There were rumors of Gestapo cells in the basement. There were always rumors, everywhere, of the very worst things. This was good, Raeder believed. Menace promised security to those who followed the rules. None could deny the Nazis had brought order out of chaos. While the democracies were flailing, the totalitarian models-Germany, Italy, Spain, Japan-were on the rise.

This building was the fist of the future. Raeder’s future.

There was a hush inside, like a church. A grand stairway with thick balustrade, steps carpeted in red plush like a movie palace, led up a flight to a vaulted entry hall. The only decorations were three hanging swastika flags and busts of Hitler and Goring. Public depictions of Himmler were rare; his power was his air of mystery. Bare wooden benches as uncomfortable as pews lined one side of the waiting area, glacial light filtering in from arched, frosted windows. At the far end three steps led to another entry (like an altar, Raeder thought, continuing the church analogy) with black-clad guards presiding instead of black-robed priests. Himmler had modeled his elite on the Jesuits, and SS zeal on the discipline of the Inquisition.

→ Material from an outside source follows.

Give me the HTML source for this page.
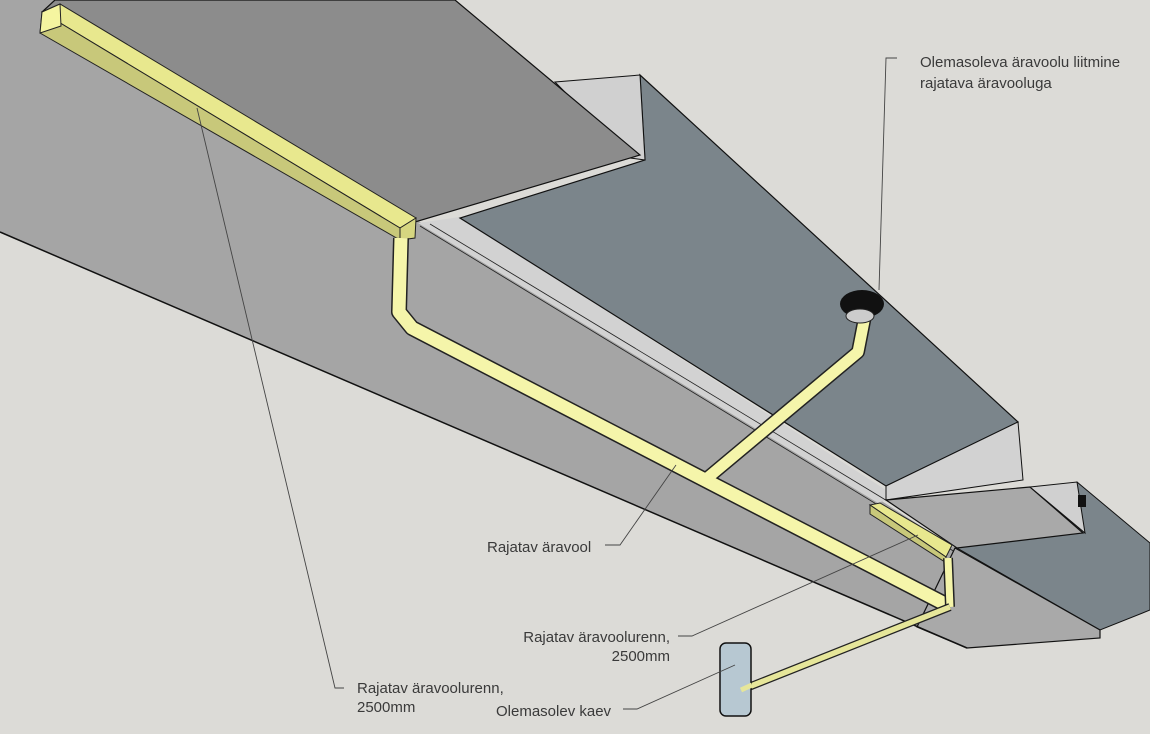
<!DOCTYPE html>
<html><head><meta charset="utf-8"><style>
html,body{margin:0;padding:0;background:#dcdbd7;}
svg{display:block;}
text{font-family:"Liberation Sans",sans-serif;font-size:15px;fill:#3a3a3a;}
</style></head><body>
<svg width="1150" height="734" viewBox="0 0 1150 734" xmlns="http://www.w3.org/2000/svg">
<rect width="1150" height="734" fill="#dcdbd7"/>
<!-- side face -->
<polygon points="0,0 60,0 420,222 880,500 955,548 962,610 967,648 0,232" fill="#a5a5a5"/>
<!-- light strip -->
<polygon points="418,223 460,217 886,490 886,500 878,503" fill="#d2d2d2"/>
<!-- dark sloped surface -->
<polygon points="640,75 1018,422 886,486 460,218 645,160" fill="#7b858b" stroke="#111" stroke-width="1.2"/>
<line x1="420" y1="226" x2="955" y2="552" stroke="#222" stroke-width="0.8"/>
<line x1="430" y1="224" x2="960" y2="545" stroke="#222" stroke-width="0.8"/>
<!-- pier 1 -->
<polygon points="555,82 640,75 645,160 630,158" fill="#d0d0d0" stroke="#111" stroke-width="1"/>
<!-- slab top -->
<polygon points="55,0 455,0 640,155 415,222 42,12" fill="#8c8c8c" stroke="#111" stroke-width="1.2"/>
<!-- pier 2 -->
<polygon points="886,486 1018,422 1023,480 886,500" fill="#d2d2d2" stroke="#111" stroke-width="1"/>
<!-- right dark -->
<polygon points="1077,482 1150,543 1150,610 1100,630 957,548" fill="#7b858b" stroke="#111" stroke-width="1"/>
<!-- lower step face -->
<polygon points="886,500 1030,487 1083,533 957,548" fill="#a9a9a9" stroke="#111" stroke-width="1.2"/>
<!-- pier 3 -->
<polygon points="1030,487 1077,482 1085,533" fill="#d0d0d0" stroke="#111" stroke-width="1"/>
<rect x="1078" y="495" width="8" height="12" fill="#111"/>
<!-- lower block face -->
<polygon points="955,548 1100,630 1100,638 967,648 917,627" fill="#a9a9a9" stroke="#111" stroke-width="1.2"/>
<line x1="0" y1="232" x2="967" y2="648" stroke="#111" stroke-width="1.5"/>
<!-- main gutter -->
<polygon points="42,12 60,4 416,218 400,228" fill="#e8e88e" stroke="#222" stroke-width="1"/>
<polygon points="42,12 400,228 400,240 40,33" fill="#c8c87a" stroke="#222" stroke-width="1"/>
<polygon points="400,228 416,218 415,238 400,240" fill="#d6d680" stroke="#222" stroke-width="1"/>
<polygon points="42,12 60,4 61,26 40,33" fill="#f5f5a0" stroke="#222" stroke-width="1"/>
<!-- pipes -->
<g fill="none" stroke-linejoin="round" stroke-linecap="butt">
<polyline points="401,238 399,312 412,328 705,480 945,604" stroke="#222" stroke-width="16"/>
<polyline points="705,480 858,352 865,316" stroke="#222" stroke-width="14"/>
<polyline points="401,238 399,312 412,328 705,480 945,604" stroke="#f5f5aa" stroke-width="13"/>
<polyline points="705,480 858,352 865,316" stroke="#f5f5aa" stroke-width="11"/>
</g>
<!-- blob -->
<ellipse cx="862" cy="304" rx="22" ry="14" fill="#111"/>
<ellipse cx="860" cy="316" rx="14" ry="7" fill="#ccc" stroke="#222"/>
<!-- small gutter -->
<polygon points="870,505 880,503 952,545 946,557" fill="#e8e88e" stroke="#222" stroke-width="1"/>
<polygon points="870,505 946,557 945,562 870,514" fill="#c8c87a" stroke="#222" stroke-width="1"/>
<g fill="none">
<polyline points="948,558 950,607" stroke="#222" stroke-width="10"/>
<polyline points="948,558 950,607" stroke="#f5f5aa" stroke-width="7"/>
<polyline points="950,607 741,690" stroke="#222" stroke-width="8"/>
<polyline points="950,607 741,690" stroke="#e6e69a" stroke-width="5.5"/>
</g>
<!-- cylinder -->
<rect x="720" y="643" width="31" height="73" rx="6" fill="#b7c8d2" stroke="#111" stroke-width="1.5"/>
<line x1="741" y1="690" x2="752" y2="685" stroke="#e6e69a" stroke-width="5"/>
<!-- leaders -->
<g stroke="#444" stroke-width="0.9" fill="none">
<polyline points="897,58 886,58 879,290"/>
<polyline points="605,545 620,545 676,465"/>
<polyline points="678,636 692,636 918,535"/>
<polyline points="344,688 335,688 197,108"/>
<polyline points="623,709 637,709 735,665"/>
</g>
<text x="920" y="67">Olemasoleva äravoolu liitmine</text>
<text x="920" y="88">rajatava äravooluga</text>
<text x="487" y="552">Rajatav äravool</text>
<text x="670" y="642" text-anchor="end">Rajatav äravoolurenn,</text>
<text x="670" y="661" text-anchor="end">2500mm</text>
<text x="357" y="693">Rajatav äravoolurenn,</text>
<text x="357" y="712">2500mm</text>
<text x="496" y="716">Olemasolev kaev</text>
</svg>
</body></html>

Raeder’s credentials were checked and he was admitted to a more private reception area, the offices beyond barricaded by a massive counter of dark-stained oak, stout as a dam. Now a more thorough check, this time by a blond-headed Nordic guard of the type the SS put on its posters. The officer scrutinized his insignia skeptically.

“An Untersturmfuhrer to see the Reichsfuhrer?”

Raeder showed the letter that had summoned the SS lieutenant from his residence in the respectable Wilmersdorf district, the apartment haunted now since Lotte’s death. “The Reichsfuhrer expects all ranks to serve.”

The comment drew no reaction from a man with the expressiveness of a robot. “Wait.”

The explorer stood stiffly as the orderly spoke into a telephone and then returned it to its cradle. The guard didn’t bother to look at Raeder again.

Long minutes passed. Raeder could hear the faint clack of heels on tile, the cricket-murmur of typewriter keys and code machines, the rumble of wooden file drawers sliding out and slamming home. Each muffled ring of distant phone was answered before it could jangle a second time. All was whispered, as if the ministry building had been selected to absorb sound. Was noise from the basement muted, too? The colors were institutional green and cream, the lights a somber yellow.

“This way, Professor Raeder.”

Another SS officer, a Sturmbanfuhrer, thicker and pinker, briskly led him into the maze of corridors beyond. They wound one way and another, climbed a flight of stairs, and wound again. Raeder was (perhaps deliberately) lost. The office doors they passed were shut, shapes moving behind obscured glass. The few people in the hallways were male, hurried, boots drumming, conversation a murmur. The walls were blank. Floors gleamed. The calm efficiency, the monkish concentration, the paper-and-glue smell of a library… it was admirable and disquieting.